When news of a fan-made Piposh 2.5 was brought to Nana 10, the site made an emotional appeal to its readers, hoping to attract anyone who could "help this promising project take shape", while hoping it would be the first of many. Meanwhile, 2all.co.il wished the developers success.

Noting a recent campaign to name a road in Israel "Lara Croft street", Nana 10 hoped that soon there would be a "Piposh street" to honour the series. The paper believed Piposh to be possibly the most successful and profitable Israeli computer gaming project, deeming Guillotine a champion of the local industry. Makorrishon deemed Guillotine a "stubborn pioneer" due to persisting with making a game in Israel, though noted that despite their bravery, the company did close down a mere 6 years later. Looking back at the games in 2008, the brothers were impressed at how the humour held up, and noted ultimately that Piposh is "not a game of technology, but of people, behavior and relationships". Comedy Children listed the original title as the only Israeli entry in an article entitled "The Most Funny Games".

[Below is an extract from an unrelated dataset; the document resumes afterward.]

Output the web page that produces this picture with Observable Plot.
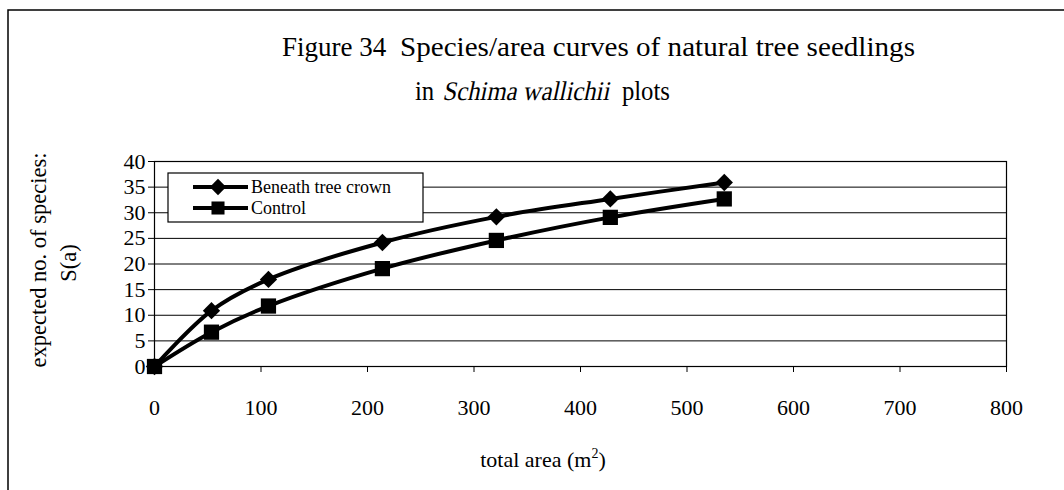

According to Gadgety, the games have "earned cult status among Israeli players". Calcalist deemed it "most important series of games - well, the only one - that was done in Israel in this millennium". Additionally, it argued that the series' humor combined the nonsense of LucasArts and Sierra with the experimental weirdness of Channel 2. Renard and Roy have said that "what Piposh is good at is being crazy, being delusional and telling a good story with an emphasis on humor and Israeliness".

In January 2026, Piposh was voted the best Israeli indie game of all time at the annual YB Awards, run by a prominent Israeli gaming YouTuber and supported by gaming businesses and the gaming community, beating other franchises from past and present.